The communication process is complex because it includes
the participants; the context (physical, social, historical,
psychological or cultural) in which the communication
takes place; the messages and their many forms; the
sensory channels we use to send and receive verbal signals
and non-verbal cues; any external or internal interference
or noise present; and the feedback received. There is
so much to master!
Communication in our Lives
Communication is at the heart of how we relate to one
another. By nature we are social animals and need other
people just as we need food, water and shelter. Talking
with acquaintances, friends, family or colleagues meets
the need to contact and connect with another person.

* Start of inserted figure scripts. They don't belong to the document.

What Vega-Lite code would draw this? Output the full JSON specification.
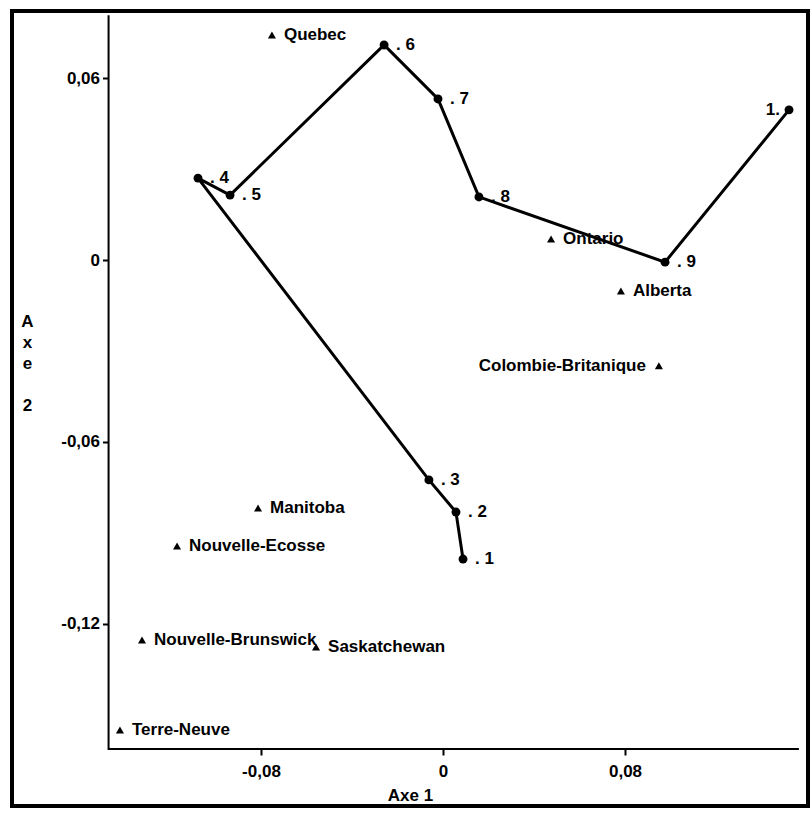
{
  "$schema": "https://vega.github.io/schema/vega-lite/v6.json",
  "width": 796,
  "height": 795,
  "autosize": {"type": "none"},
  "padding": {"left": 12, "top": 11, "right": 3, "bottom": 9},
  "background": "white",
  "config": {
    "view": {"stroke": "black", "strokeWidth": 4},
    "text": {"font": "Liberation Sans", "fontWeight": "bold", "fontSize": 17, "color": "black"}
  },
  "datasets": {
    "path": [
      {"order": 1, "label": ". 1", "x": 0.0088, "y": -0.0986},
      {"order": 2, "label": ". 2", "x": 0.0057, "y": -0.0831},
      {"order": 3, "label": ". 3", "x": -0.0062, "y": -0.0725},
      {"order": 4, "label": ". 4", "x": -0.1077, "y": 0.0270},
      {"order": 5, "label": ". 5", "x": -0.0936, "y": 0.0214},
      {"order": 6, "label": ". 6", "x": -0.0259, "y": 0.0709},
      {"order": 7, "label": ". 7", "x": -0.0022, "y": 0.0531},
      {"order": 8, "label": ". 8", "x": 0.0158, "y": 0.0208},
      {"order": 9, "label": ". 9", "x": 0.0976, "y": -0.0007},
      {"order": 10, "label": "1.", "x": 0.1521, "y": 0.0495}
    ],
    "prov": [
      {"name": "Quebec", "x": -0.0752, "y": 0.0742},
      {"name": "Ontario", "x": 0.0475, "y": 0.0069},
      {"name": "Alberta", "x": 0.0782, "y": -0.0102},
      {"name": "Colombie-Britanique", "x": 0.0949, "y": -0.0349},
      {"name": "Manitoba", "x": -0.0813, "y": -0.0818},
      {"name": "Nouvelle-Ecosse", "x": -0.1169, "y": -0.0943},
      {"name": "Nouvelle-Brunswick", "x": -0.1323, "y": -0.1253},
      {"name": "Saskatchewan", "x": -0.0558, "y": -0.1276},
      {"name": "Terre-Neuve", "x": -0.1420, "y": -0.1550}
    ],
    "axisline": [
      {"k": 1, "x": 0.156, "y": -0.1612},
      {"k": 2, "x": -0.147, "y": -0.1612},
      {"k": 3, "x": -0.147, "y": 0.0804}
    ]
  },
  "layer": [
    {
      "data": {"name": "axisline"},
      "mark": {"type": "line", "color": "black", "strokeWidth": 2, "strokeCap": "square"},
      "encoding": {
        "x": {
          "field": "x", "type": "quantitative",
          "scale": {"domain": [-0.18945, 0.16044], "nice": false, "zero": false},
          "axis": {
            "orient": "bottom", "offset": -57, "domain": false, "grid": false,
            "values": [-0.08, 0, 0.08],
            "labelExpr": "replace(datum.value + '', '.', ',')",
            "tickSize": 6, "tickWidth": 2, "tickColor": "black",
            "labelFont": "Liberation Sans", "labelFontWeight": "bold", "labelFontSize": 17, "labelColor": "black",
            "labelPadding": 8, "labelFlush": false, "labelOverlap": false,
            "title": "Axe 1", "titleFont": "Liberation Sans", "titleFontWeight": "bold", "titleFontSize": 17, "titleColor": "black",
            "titleY": 38, "titleBaseline": "top"
          }
        },
        "y": {
          "field": "y", "type": "quantitative",
          "scale": {"domain": [-0.18002, 0.0821], "nice": false, "zero": false},
          "axis": {
            "orient": "left", "offset": -96.5, "domain": false, "grid": false,
            "values": [-0.12, -0.06, 0, 0.06],
            "labelExpr": "replace(datum.value + '', '.', ',')",
            "tickSize": 6, "tickWidth": 2, "tickColor": "black",
            "labelFont": "Liberation Sans", "labelFontWeight": "bold", "labelFontSize": 17, "labelColor": "black",
            "labelPadding": 3, "labelFlush": false, "labelOverlap": false,
            "title": ["A", "x", "e", "\u200b", "2"], "titleAngle": 0, "titleAlign": "center", "titleBaseline": "top",
            "titleX": -81.5, "titleY": 302, "titleLineHeight": 21,
            "titleFont": "Liberation Sans", "titleFontWeight": "bold", "titleFontSize": 17, "titleColor": "black"
          }
        },
        "order": {"field": "k", "type": "quantitative"}
      }
    },
    {
      "data": {"name": "path"},
      "mark": {"type": "line", "color": "black", "strokeWidth": 3},
      "encoding": {
        "x": {"field": "x", "type": "quantitative"},
        "y": {"field": "y", "type": "quantitative"},
        "order": {"field": "order", "type": "quantitative"}
      }
    },
    {
      "data": {"name": "path"},
      "mark": {"type": "point", "shape": "circle", "filled": true, "color": "black", "opacity": 1, "size": 80},
      "encoding": {
        "x": {"field": "x", "type": "quantitative"},
        "y": {"field": "y", "type": "quantitative"}
      }
    },
    {
      "data": {"name": "path"},
      "transform": [{"filter": "datum.order != 10"}],
      "mark": {"type": "text", "align": "left", "baseline": "middle", "dx": 12},
      "encoding": {
        "x": {"field": "x", "type": "quantitative"},
        "y": {"field": "y", "type": "quantitative"},
        "text": {"field": "label"}
      }
    },
    {
      "data": {"name": "path"},
      "transform": [{"filter": "datum.order == 10"}],
      "mark": {"type": "text", "align": "right", "baseline": "middle", "dx": -9},
      "encoding": {
        "x": {"field": "x", "type": "quantitative"},
        "y": {"field": "y", "type": "quantitative"},
        "text": {"field": "label"}
      }
    },
    {
      "data": {"name": "prov"},
      "mark": {"type": "point", "shape": "triangle-up", "filled": true, "color": "black", "opacity": 1, "size": 65},
      "encoding": {
        "x": {"field": "x", "type": "quantitative"},
        "y": {"field": "y", "type": "quantitative"}
      }
    },
    {
      "data": {"name": "prov"},
      "transform": [{"filter": "datum.name != 'Colombie-Britanique'"}],
      "mark": {"type": "text", "align": "left", "baseline": "middle", "dx": 12},
      "encoding": {
        "x": {"field": "x", "type": "quantitative"},
        "y": {"field": "y", "type": "quantitative"},
        "text": {"field": "name"}
      }
    },
    {
      "data": {"name": "prov"},
      "transform": [{"filter": "datum.name == 'Colombie-Britanique'"}],
      "mark": {"type": "text", "align": "right", "baseline": "middle", "dx": -13},
      "encoding": {
        "x": {"field": "x", "type": "quantitative"},
        "y": {"field": "y", "type": "quantitative"},
        "text": {"field": "name"}
      }
    }
  ]
}
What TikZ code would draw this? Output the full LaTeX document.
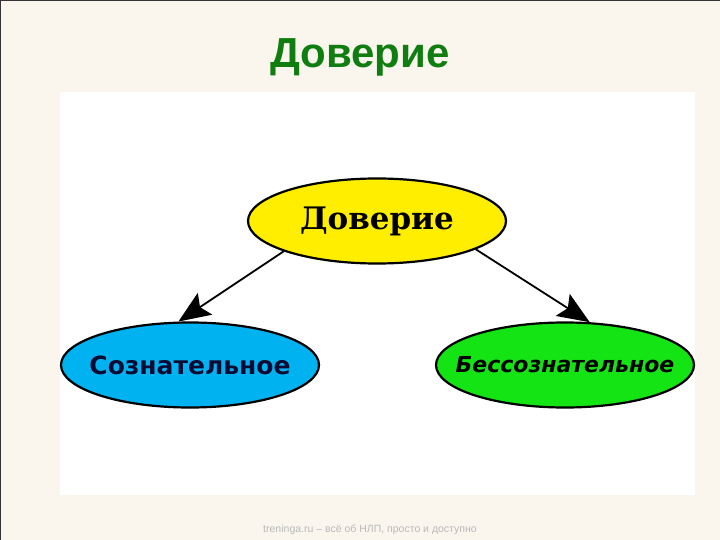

Through our communication we enhance and maintain a
sense of self, by learning who we are, what we are good
at and how people react to us: We see ourselves through
others. We communicate to fulfill social obligations
(Hi! How are you? I'm fine thank you) and to develop
relationships. Some may grow and deepen, while a lack
of communication leads others to stagnate and drift
away. Daily, we share countless exchanges that involve
passing of information, and it's doubtful that a day
goes by when we don't try to influence others, through
convincing or persuading them, in communication.
We create the impression that we are competent communicators
through the messages we send and the nonverbal behaviours
that accompany them.
Recipe for Communication Competence
For children to become competent communicators they
need three key ingredients:
" Motivation to communicate and the confidence
to do so. This means unconditional acceptance of their
right to speak and be heard, which creates positive
self-esteem.
" Knowledge of self and awareness of others, and
" Skills, or goal-oriented actions, that they can
master and repeat. The more they have, the more likely
they are to be able to structure messages appropriately:
What are these skills?
1. Clarity of speech, or specific, concrete, precise
words to help the listener picture our thoughts accurately
2. Command of language, and grasp of a range of registers
of formal and informal usage, in thinking, speaking,
listening, reading, writing and viewing
3. Politeness, or the ability to relate to others in
ways that meet their need to be appreciated and protected
4. Empathy, or the ability to identify with the feelings,
thoughts or attitudes of others
5. Paraphrasing to enable us to reflect understanding
of another person's message and discover the speaker's
motivation
6. Perception checking skills to clarify the meaning
of non-verbal behaviour
7. Access to emotions and ability to put an emotional
state into words, to teach others how we would like
to be treated
8. Assertiveness to be able to stand up for ourselves
effectively, by exercising our personal rights, while
respecting those of others
9. Ability to describe the basis of conflict to help
others understand problems fully
10. Brainstorming skills to generate free exchange of
ideas through an uncritical, non- evaluative process
11. Problem-solving skills to arrive at a conclusion
about a fact, value question or policy question
12. Speech writing ability to create the exact response
you want from an audience
13. Skills of research. evaluation, recording and reporting
data
14. Enthusiasm; using voice and physical communication
to show excitement and passion
15. Vocal expressiveness; using contrasts in pitch,
pace, inflection, volume and tone quality to convey
meaning
16. Spontaneity to enliven a repeated or rehearsed speech,
so it is perceived as fresh and lively
17. Eye contact to strengthen interaction
18. Physical control and understanding of the use of
physical energy in communication
19. Cross-cultural awareness and sensitivity
How Do Children Learn?
Research tells us that:
" Children learn actively, by doing, touching,
experimenting, choosing, talking and negotiating (National
Association for the Education of Young Children, 1991).
Relationships with adults determine their social, emotional,
language and cognitive development (Vygotsky 1978).
" Children need collaboration, support, reflection,
instruction, modeling, direction and co-construction
of meaning from the adults around them (Berk and Winsler,
1995). In other words children need adults to "scaffold"
the learning, helping children to work it out for themselves.